Photo by Miki Vargas from The Handsome Revolution Project.

Photo by Miki Vargas from The Handsome Revolution Project.

It seems like, almost since conception, my gender-nonconforming behavior was no secret; my brother discovering his clothes missing and finding them stashed away in my room, my father teaching me how to play hockey, soccer, baseball, and basketball with the neighborhood boys, and my mother comforting my fragile self after I’d run home from the bus crying because of the torture and teasing I’d received for wearing baggy clothes. It was also never openly discussed or acknowledged as actually being an important part of me, a cherished expression of my humanity; but rather treated as growing pains, or that I was ‘just going through a phase’. Before I knew what it meant to be transgender, I had to understand what it meant to be a masculine-presenting woman.

I will never forget my mom’s initial reaction of sheer disappointment and utter devastation when I came out to her as a dyke having graduated high school in 2005. After an eternal minute of apocalyptic silence, she finally spoke.

“So, what then? Does this mean you want to be a boy?”

I immediately denied it.

“No, no, of course not,” I told her. “I’m just a more masculine, woman-loving woman!!”

But my heart sank into a shameful abyss.

My mom looked deep inside me and saw what I had truly felt. Well actually, I thought, but was way too terrified to say was: I AM a boy, and want nothing more than to be realized, accepted, and loved as one.

If I could have transformed into a boy starting at that very moment, I would have. At the time though, I had no idea how that would even be possible, given my limited understanding of all things LGBTQ, having grown up in conservative Phoenix, Arizona.

Besides, how could I betray my mother and the womanhood that she had given me and cherished so much? The shock of being gay was more than either of us could handle, so I took the safest way out and suppressed that part of me to save us all the trouble.

At that time I definitely did not fully understand the workings of my sexuality, let alone my gender, but coming out as a dyke gave a kind of validity to my masculine ways and allowed me to escape the confines of what biology and society had deemed essential to who I was from birth.
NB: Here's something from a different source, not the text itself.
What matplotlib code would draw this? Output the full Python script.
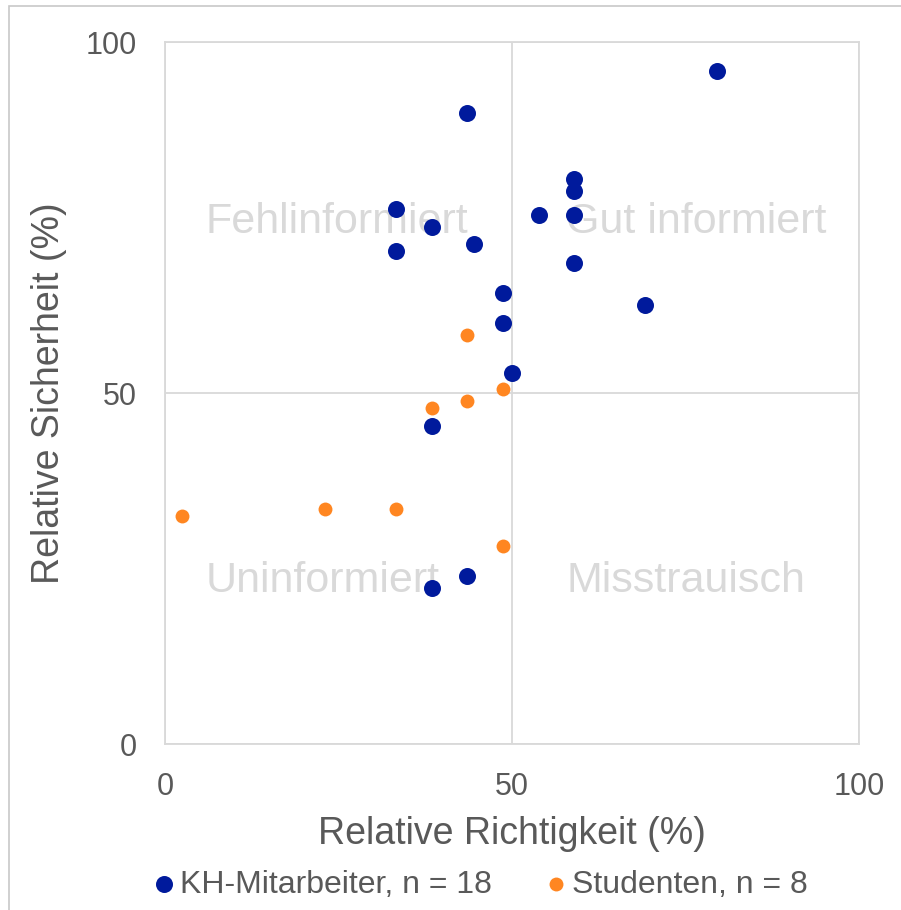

It also seemed the most logical place for me to start understanding the complex ways in which gender, sex, and sexuality function separately, intricately, and as a whole.

Through my queer studies in college, I acquired an immensely valuable academic and scientific understanding of the social construction of our identities. Feminist philosophizing led me to question the stability and permanence of our sex, gender, and sexuality. It was in those intimate Women and Gender Studies classrooms that I learned about the T and Q, and how it was possible to lead a happy, healthy life, outside of the gender binary.

After living five years under an adopted pseudo-identity to please those around me, I had finally had enough. I was not a woman who liked looking and acting in masculine ways. I was a man. I was cheated out of manhood being given to me de facto, and in turn, had to accept the arduous task of discovering and fighting for it myself.

In my last course, on my last day, I spoke publicly about my feelings of wanting to transition to living and identifying as a male. Even though my diploma doesn’t officially state it, in my mind, I graduated as Braedyn Ezra.

In March 2011, I started testosterone under the informed consent model and brought my mother along with me to my first doctor’s appointment to have a professional back me up and explain things as a neutral party. In May of that same year, I changed my name. I kept my parents in mind while choosing a name because I knew how hard this was going to be on them.

A year later I moved out to Seattle. This move gave those I loved some space to help them understand things better because they weren’t getting it no matter how hard I tried. I was suffocating under their ignorance.

Due to the overwhelming support of an incredibly generous community out here, and even with the well wishes of my father and mother, I had chest reconstructive surgery a little more than six months ago. My Washington State ID now also reflects my accurate identity with a magnificent M under sex.

Transitioning is a lifelong process with no definitive beginning or end. It’s a process where you are consistently made aware of the implications that your body and your being have on the world. In the ten years since making that initial disclosure, I have relentlessly dissected and openly discussed my perspective on gender and sexuality and, in turn, released myself from a complex prison of feelings that could have been a death sentence.

I am transgender. This body is mine, and I am free to do with it what I please. My full disclosure is power. By embracing my dyke womanhood as an integral part of my her/his-story, I was, and am, able to completely extend my true self into the world and claim a manhood that is both uniquely valued and respectably valid.